Where do they ask you the following question:

Do you swear to tell the truth, the whole truth, and nothing but the truth?

If you answered in a court room, excellent. You apparently know a bit about our legal system---or watch Law & Order! I wonder whether any of you provided some other answer.

But, I'm willing to bet a dollar that you didn't answer on my resume or in a job interview.

No, I'm not advising you to lie, and I'm certainly not saying you should stop telling the truth--just too much of it.

Interviewer (I): You admitted on your application that you were let go from your most recent position. Tell me about that.

Applicant (A): I called my boss a fool and told him he didn't know how to run the operation. We didn't get along.

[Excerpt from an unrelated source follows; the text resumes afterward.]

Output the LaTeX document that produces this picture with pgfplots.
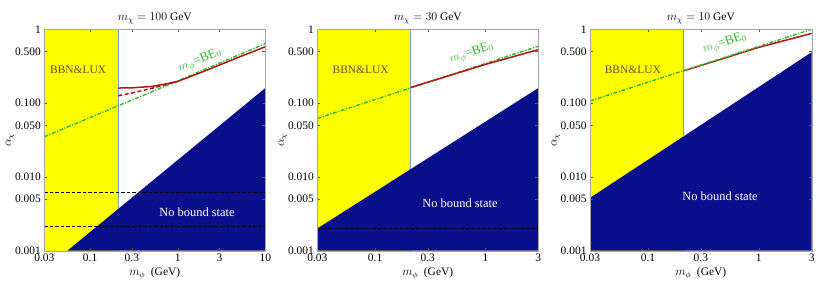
\documentclass[border=0pt]{standalone}
\usepackage{fontspec}
\setmainfont{Liberation Serif}
\usepackage{pgfplots}
\pgfplotsset{compat=1.18}
\definecolor{nbblue}{RGB}{10,16,140}
\definecolor{bbnyel}{RGB}{255,255,0}
\definecolor{edgeblue}{RGB}{120,155,215}
\definecolor{bbntext}{RGB}{105,80,30}
\definecolor{begreen}{RGB}{45,185,45}
\definecolor{redline}{RGB}{180,20,20}
\tikzset{
  greenls/.style={begreen, line width=1.4bp, dash pattern=on 4bp off 1.5bp on 1.2bp off 1.5bp},
  redls/.style={redline, line width=1.5bp},
  reddash/.style={redline, line width=1.5bp, dash pattern=on 4bp off 2.5bp},
  blackdash/.style={black, line width=1.1bp, dash pattern=on 3.5bp off 2bp},
  belabel/.style={begreen, font=\fontsize{13}{15}\selectfont},
}
\begin{document}
\begin{tikzpicture}
\path[use as bounding box] (0,0) rectangle (830bp,292bp);
% Panel 1
\begin{axis}[xmode=log, ymode=log, scale only axis, width=221bp, height=221.4bp,
  anchor=south west, at={(44.3bp,41.3bp)},
  xmin=0.03, xmax=10, ymin=0.001, ymax=1,
  ytick={0.001,0.005,0.01,0.05,0.1,0.5,1},
  yticklabels={0.001,0.005,0.010,0.050,0.100,0.500,1},
  xtick={0.03,0.1,0.3,1,3,10}, xticklabels={0.03,0.1,0.3,1,3,10},
  font=\fontsize{11.5}{13}\selectfont,
  axis line style={gray!70}, tick style={gray!70!black},
  major tick length=3bp, minor tick length=1.5bp, tick align=inside,
  xlabel={$m_\phi$\ \ (GeV)}, ylabel={$\alpha_\chi$},
  xlabel style={yshift=1bp}, ylabel style={yshift=-6bp}, title style={yshift=-4bp},
  axis on top,
  title={$m_\chi = 100$ GeV}]
\addplot[fill=bbnyel, draw=none] coordinates {(0.03,0.001) (0.21,0.001) (0.21,1) (0.03,1)} -- cycle;
\addplot[edgeblue, line width=0.9bp] coordinates {(0.21,0.001) (0.21,1)};
\addplot[fill=nbblue, draw=none] coordinates {(0.055,0.001) (10,0.16) (10,0.001)} -- cycle;
\addplot[blackdash] coordinates {(0.03,0.0062) (10,0.0062)};
\addplot[blackdash] coordinates {(0.03,0.0021) (10,0.0021)};
\addplot[greenls] coordinates {(0.03,0.035) (1,0.2) (10,0.64)};
\addplot[reddash] coordinates {(0.21,0.126) (0.3,0.137) (0.5,0.158) (0.7,0.176) (0.9,0.19) (1,0.196)};
\addplot[redls] coordinates {(0.21,0.16) (0.3,0.161) (0.5,0.168) (0.7,0.18) (1,0.197) (2,0.27) (5,0.42) (10,0.58)};
\node[bbntext] at (axis cs:0.073,0.28) {BBN\&LUX};
\node[white, font=\fontsize{12.5}{14}\selectfont] at (axis cs:1.66,0.00332) {No bound state};
\node[belabel, rotate=22] at (axis cs:1.8,0.375) {$m_\phi$=BE$_0$};
\end{axis}
% Panel 2
\begin{axis}[xmode=log, ymode=log, scale only axis, width=221bp, height=221.4bp,
  anchor=south west, at={(317.3bp,41.3bp)},
  xmin=0.03, xmax=3, ymin=0.001, ymax=1,
  ytick={0.001,0.005,0.01,0.05,0.1,0.5,1},
  yticklabels={0.001,0.005,0.010,0.050,0.100,0.500,1},
  xtick={0.03,0.1,0.3,1,3}, xticklabels={0.03,0.1,0.3,1,3},
  font=\fontsize{11.5}{13}\selectfont,
  axis line style={gray!70}, tick style={gray!70!black},
  major tick length=3bp, minor tick length=1.5bp, tick align=inside,
  xlabel={$m_\phi$\ \ (GeV)}, ylabel={$\alpha_\chi$},
  xlabel style={yshift=1bp}, ylabel style={yshift=-6bp}, title style={yshift=-4bp},
  axis on top,
  title={$m_\chi = 30$ GeV}]
\addplot[fill=bbnyel, draw=none] coordinates {(0.03,0.001) (0.21,0.001) (0.21,1) (0.03,1)} -- cycle;
\addplot[edgeblue, line width=0.9bp] coordinates {(0.21,0.001) (0.21,1)};
\addplot[fill=nbblue, draw=none] coordinates {(0.03,0.001) (0.03,0.002) (3,0.16) (3,0.001)} -- cycle;
\addplot[blackdash] coordinates {(0.03,0.002) (3,0.002)};
\addplot[greenls] coordinates {(0.03,0.062) (3,0.59)};
\addplot[redls] coordinates {(0.21,0.163) (0.5,0.243) (1,0.335) (3,0.53)};
\node[bbntext] at (axis cs:0.074,0.28) {BBN\&LUX};
\node[white, font=\fontsize{12.5}{14}\selectfont] at (axis cs:0.587,0.0044) {No bound state};
\node[belabel, rotate=18] at (axis cs:0.75,0.47) {$m_\phi$=BE$_0$};
\end{axis}
% Panel 3
\begin{axis}[xmode=log, ymode=log, scale only axis, width=221.7bp, height=221.4bp,
  anchor=south west, at={(590bp,41.3bp)},
  xmin=0.03, xmax=3, ymin=0.001, ymax=1,
  ytick={0.001,0.005,0.01,0.05,0.1,0.5,1},
  yticklabels={0.001,0.005,0.010,0.050,0.100,0.500,1},
  xtick={0.03,0.1,0.3,1,3}, xticklabels={0.03,0.1,0.3,1,3},
  font=\fontsize{11.5}{13}\selectfont,
  axis line style={gray!70}, tick style={gray!70!black},
  major tick length=3bp, minor tick length=1.5bp, tick align=inside,
  xlabel={$m_\phi$\ \ (GeV)}, ylabel={$\alpha_\chi$},
  xlabel style={yshift=1bp}, ylabel style={yshift=-6bp}, title style={yshift=-4bp},
  axis on top,
  title={$m_\chi = 10$ GeV}]
\addplot[fill=bbnyel, draw=none] coordinates {(0.03,0.001) (0.21,0.001) (0.21,1) (0.03,1)} -- cycle;
\addplot[edgeblue, line width=0.9bp] coordinates {(0.21,0.001) (0.21,1)};
\addplot[fill=nbblue, draw=none] coordinates {(0.03,0.001) (0.03,0.0052) (3,0.49) (3,0.001)} -- cycle;
\addplot[redls] coordinates {(0.21,0.274) (0.5,0.41) (1,0.57) (3,0.88)};
\addplot[greenls] coordinates {(0.03,0.107) (3,1.0)};
\node[bbntext] at (axis cs:0.073,0.28) {BBN\&LUX};
\node[white, font=\fontsize{12.5}{14}\selectfont] at (axis cs:0.447,0.00547) {No bound state};
\node[belabel, rotate=18] at (axis cs:0.495,0.64) {$m_\phi$=BE$_0$};
\end{axis}
\end{tikzpicture}
\end{document}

Interviewer: Wow. Tell me more.

And then the applicant pours their heart out. They may feel better, but their application just sunk like a boat carrying steel ore with a hull full of holes.

Could that have gone differently?

Interviewer (I): You admitted on your application that you were let go from your most recent position.

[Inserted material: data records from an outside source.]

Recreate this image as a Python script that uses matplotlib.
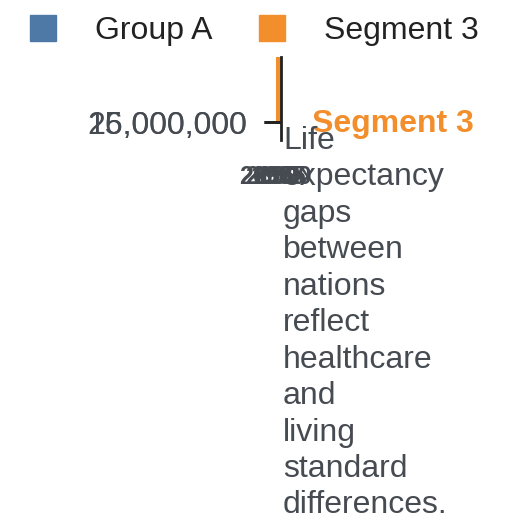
import matplotlib
matplotlib.use("Agg")
import matplotlib.pyplot as plt
from matplotlib.lines import Line2D

plt.rcParams['font.family'] = ['Liberation Sans', 'DejaVu Sans']

# data
years = ['1990', '1995', '2000', '2005']
group_a = [0, 0, 0, 0]
segment_3 = [0, 26_000_000, 0, 0]
y_tick_labels = ['15,000,000', '26,000,000']
series_names = ['Group A', 'Segment 3']
note = "Life expectancy gaps between nations reflect healthcare and living standard differences."

blue = '#4e79a7'
orange = '#f28e2b'
ink = '#464b52'

W = H = 528
fig = plt.figure(figsize=(W / 100, H / 100), dpi=100)

def px(l, t, r, b):
    return [l / W, 1 - b / H, (r - l) / W, (b - t) / H]

ax = fig.add_axes(px(264, 57, 287, 122))
x = list(range(len(years)))
ax.bar(x, group_a, width=0.87, color=blue)
ax.bar(x, segment_3, width=0.87, bottom=group_a, color=orange)
ax.set_xlim(len(years) - 0.5, -0.5)
ax.set_ylim(0, max(segment_3))

for s in ['top', 'right', 'bottom']:
    ax.spines[s].set_visible(False)
ax.spines['left'].set_position(('axes', 17 / 23))
ax.spines['left'].set_linewidth(2)
ax.spines['left'].set_color('#222222')
ax.spines['left'].set_bounds(-0.28 * max(segment_3), max(segment_3))

ax.set_xticks(x, years)
ax.tick_params(axis='x', length=0, pad=31, labelsize=18, labelcolor=ink)
for t in ax.get_xticklabels():
    t.set_fontweight('bold')

ax.yaxis.remove_overlapping_locs = False
ax.set_yticks([0], [y_tick_labels[0]])
ax.set_yticks([0], [y_tick_labels[1]], minor=True)
ax.tick_params(axis='y', which='both', length=12.2, width=2, color='#222222',
               pad=12, labelsize=23, labelcolor=ink)

# end label for the series
ax.annotate(series_names[1], xy=(1, 0), xytext=(24, -7), textcoords='offset points',
            color=orange, fontsize=23, fontweight='bold', va='baseline', ha='left',
            annotation_clip=False)

# wrapped note, one word per line
fig.text(283 / W, 1 - 126 / H, note.replace(' ', '\n'), ha='left', va='top',
         fontsize=23, color=ink, linespacing=1.28)

handles = [Line2D([], [], marker='s', linestyle='', markersize=18.7,
                  markerfacecolor=c, markeredgecolor=c) for c in (blue, orange)]
fig.legend(handles, series_names, loc='center left', bbox_to_anchor=(30 / W, 1 - 31.5 / H),
           ncol=2, frameon=False, fontsize=23, handlelength=0.8, handletextpad=1.23,
           columnspacing=1.47, borderpad=0, borderaxespad=0, labelcolor='#222222')

fig.savefig('out.png', dpi=100)
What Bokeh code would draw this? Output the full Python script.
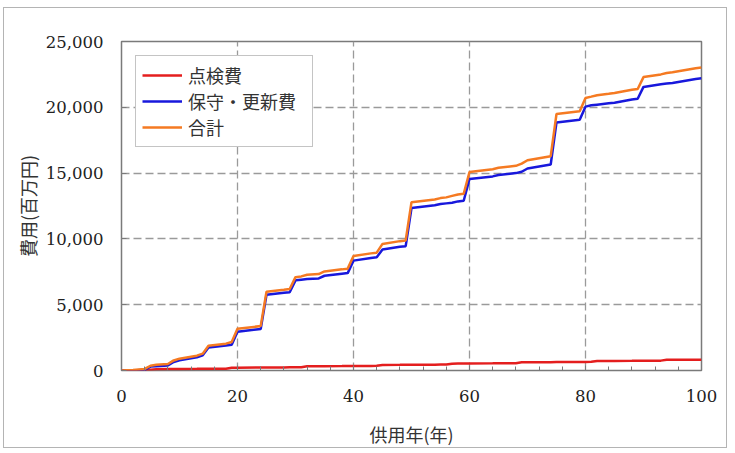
from bokeh.plotting import figure
from bokeh.models import Range1d, FixedTicker, NumeralTickFormatter, Legend, LegendItem
from bokeh.embed import file_html
from bokeh.resources import INLINE

# 供用年 (years in service)
years = [0, 2, 4, 5, 6, 8, 9, 10, 13, 14, 15, 18, 19, 20, 24, 25, 28, 29, 30, 31,
         32, 34, 35, 38, 39, 40, 43, 44, 45, 48, 49, 50, 54, 55, 56, 57, 58, 59, 60, 64,
         65, 68, 69, 70, 74, 75, 79, 80, 81, 82, 84, 85, 88, 89, 90, 93, 94, 95, 99, 100]

# 点検費 (inspection cost, million yen)
inspection = [0, 0, 20, 60, 100, 110, 115, 120, 125, 130, 135, 140, 210, 215, 225, 230, 235, 240, 245, 250,
              320, 325, 330, 335, 340, 345, 350, 355, 420, 430, 435, 440, 445, 450, 455, 520, 525, 530, 535, 545,
              550, 555, 620, 625, 635, 640, 650, 655, 660, 720, 725, 730, 735, 740, 745, 750, 810, 815, 820, 820]

# 保守・更新費 (maintenance / renewal cost)
maintenance = [0, 0, 50, 300, 330, 380, 650, 780, 1000, 1150, 1750, 1900, 1950, 2950, 3150, 5750, 5900, 5950, 6850, 6900,
               6950, 7000, 7200, 7350, 7400, 8350, 8550, 8600, 9200, 9400, 9450, 12350, 12550, 12650, 12700, 12750, 12850, 12900, 14550, 14750,
               14850, 15000, 15100, 15350, 15650, 18850, 19050, 20050, 20150, 20200, 20300, 20350, 20600, 20650, 21550, 21750, 21800, 21850, 22150, 22200]

# 合計 (total)
total = [0, 30, 120, 360, 430, 490, 765, 900, 1125, 1280, 1885, 2040, 2160, 3165, 3375, 5980, 6135, 6190, 7095, 7150,
         7270, 7325, 7530, 7685, 7740, 8695, 8900, 8955, 9620, 9830, 9885, 12790, 12995, 13100, 13155, 13270, 13375, 13430, 15085, 15295,
         15400, 15555, 15720, 15975, 16285, 19490, 19700, 20705, 20810, 20920, 21025, 21080, 21335, 21390, 22295, 22500, 22610, 22665, 22970, 23020]

x_ticks = [0, 20, 40, 60, 80, 100]
y_ticks = [0, 5000, 10000, 15000, 20000, 25000]
labels = ["点検費", "保守・更新費", "合計"]
colors = ["#e41e1e", "#1818dc", "#f57a22"]

SERIF = "DejaVu Serif"
CJK = "Noto Sans CJK JP"

p = figure(width=724, height=441, output_backend="svg", toolbar_location=None,
           x_range=Range1d(0, 100), y_range=Range1d(0, 25000),
           min_border_left=117, min_border_right=27, min_border_top=33, min_border_bottom=75,
           background_fill_color="white", border_fill_color="white")
p.styles = {"border": "1px solid #b4b4b4", "margin-left": "3px", "margin-top": "7px"}

p.outline_line_color = "#7a7a7a"
p.outline_line_width = 1.5

p.xaxis.ticker = FixedTicker(ticks=x_ticks, minor_ticks=list(range(0, 101, 4)))
p.yaxis.ticker = FixedTicker(ticks=y_ticks)
p.yaxis.formatter = NumeralTickFormatter(format="0,0")

for ax in (p.xaxis, p.yaxis):
    ax.axis_line_color = None
    ax.major_tick_in = 5
    ax.major_tick_out = 0
    ax.major_tick_line_color = "#7a7a7a"
    ax.major_label_text_font = SERIF
    ax.major_label_text_font_size = "16.5px"
    ax.major_label_text_color = "#222222"
    ax.axis_label_text_font = CJK
    ax.axis_label_text_font_style = "normal"
    ax.axis_label_text_font_size = "18px"
    ax.axis_label_text_color = "#333333"

p.xaxis.minor_tick_in = 4
p.xaxis.minor_tick_out = 0
p.xaxis.minor_tick_line_color = "#7a7a7a"
p.yaxis.minor_tick_line_color = None

p.xaxis.axis_label = "供用年(年)"
p.yaxis.axis_label = "費用(百万円)"
p.yaxis.major_label_standoff = 18
p.yaxis.axis_label_standoff = 2
p.xaxis.major_label_standoff = 19
p.xaxis.axis_label_standoff = 16

p.xgrid.ticker = FixedTicker(ticks=x_ticks)
p.ygrid.ticker = FixedTicker(ticks=y_ticks)
for g in (p.xgrid, p.ygrid):
    g.grid_line_color = "#9a9a9a"
    g.grid_line_dash = "8 4"
    g.grid_line_width = 1.3

r1 = p.line(years, inspection, line_color=colors[0], line_width=2.5)
r2 = p.line(years, maintenance, line_color=colors[1], line_width=2.5)
r3 = p.line(years, total, line_color=colors[2], line_width=2.5)

legend = Legend(items=[LegendItem(label=labels[0], renderers=[r1]),
                       LegendItem(label=labels[1], renderers=[r2]),
                       LegendItem(label=labels[2], renderers=[r3])],
                location="top_left", margin=14, padding=6, spacing=0,
                glyph_width=40, glyph_height=20, label_height=20, label_width=118,
                label_standoff=6,
                label_text_font=CJK, label_text_font_size="18px", label_text_color="#333333",
                border_line_color="#8a8a8a", border_line_width=1.2,
                background_fill_color="white", background_fill_alpha=1.0)
p.add_layout(legend)

open("out.html", "w").write(file_html(p, INLINE))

Applicant (A): (Pauses....Hmmm. I shouldn't say what I thought of my boss. How shall I phrase this?)

I was hired for my expertise and experience with specific operations. The role, however, differed from how I thought it had been presented. Management had its way of doing things; they were successful, but I felt I wasn't in the right place. I couldn't use my talents to my best ability. When I mentioned this to management, they agreed. So, when I saw the position for this role at your company, I saw a real opportunity.

Interviewer: So, how what specifically attracted you to our company?

Consider this bullet from an applicant resume:

Executed a 6-month benchmarking exercise aimed at evaluating industry standards which led to the revision of 40 job descriptions across 5 organizational levels.

Wow, there's a lot going on in there. Multiple thoughts, activities, and results. What's the most important portion? What will interest the reader the most?

Usually it's the result. But, what is the result here, and will it interest the reader?

If this role were for an HR Generalist role, then the result of revising 40 job descriptions to fit industry standards might be appropriate. But, the role was for an HR VP position; so, it didn't make sense to even mention this action on the resume.


In other words, the applicant told the truth, but it is irrelevant to the the position. And even if the action had been relevant, the bullet was over-explained.

Remember, a resume should not simply list what you've done, it must present you as qualified for the next role you want.

You may have heard the expression less is more. This is definitely true for your resume. Be selective with what you include. Don't try to explain everything. A manager once told me, "Ed , tell your clients it's OK to leave something to talk about during the interview."

And during the interview, yes, be sure to answer the question truthfully, but do it concisely and without telling everything---leave out the sordid details.


Even if you are a bit too concise, the interviewer can always prompt you to tell more.